La magie, on le sait, est l’ultime recours de ‘Amoul-Yakar’, l’homme sans espérance. Mais, souvent, elle n’est que prestidigitation, habileté à escamoter une réalité et à fabriquer de fausses apparences. Sous cet angle, le directeur de cabinet a suivi la trace de son président qui, quelques jours plus tôt, à Diamniadio, a accusé l’opposition de «confondre politique et mathématique». Cette attaque se voulait une riposte cinglante aux démonstrations de l’opposition, qui a démasqué l’utilisation abusive des résultats de la révision des comptes nationaux pour propager l’illusion d’un grand succès économique concrétisé par un taux de croissance de l’ordre de 6 à 7 %.
Depuis que l’opposition a éventé le stratagème consistant à utiliser une distorsion statistique pour leurrer l’opinion, l’agitation s’est emparée d’un pouvoir désormais préoccupé par la recherche de prétextes plus que par la production de résultats concrets. Ce qu’on attendait de la cérémonie de Diamniadio, c’est la publication des chiffres de croissance base 1999 et base 2014, de 2000 à aujourd’hui, pour qu’on puisse comparer les pommes avec des pommes et non des pommes de terre. Cela permettrait de comprendre définitivement pourquoi les Sénégalais se plaignent d’une forte progression de la pauvreté depuis 2012.

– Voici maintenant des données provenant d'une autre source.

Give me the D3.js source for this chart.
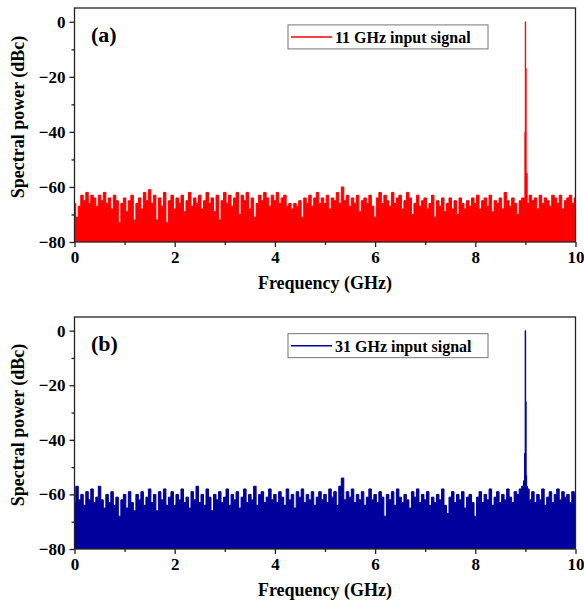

En attendant cet improbable exercice de vérité, il y a lieu d’espérer qu’un mathématicien expliquera au président que, comme la statistique ou la musique, la politique est une application de la science mathématique, tant qu’elle demeure fondée sur une logique rationnelle, c’est-à-dire tant qu’elle n’est pas défigurée par les délires d’un avocat marron.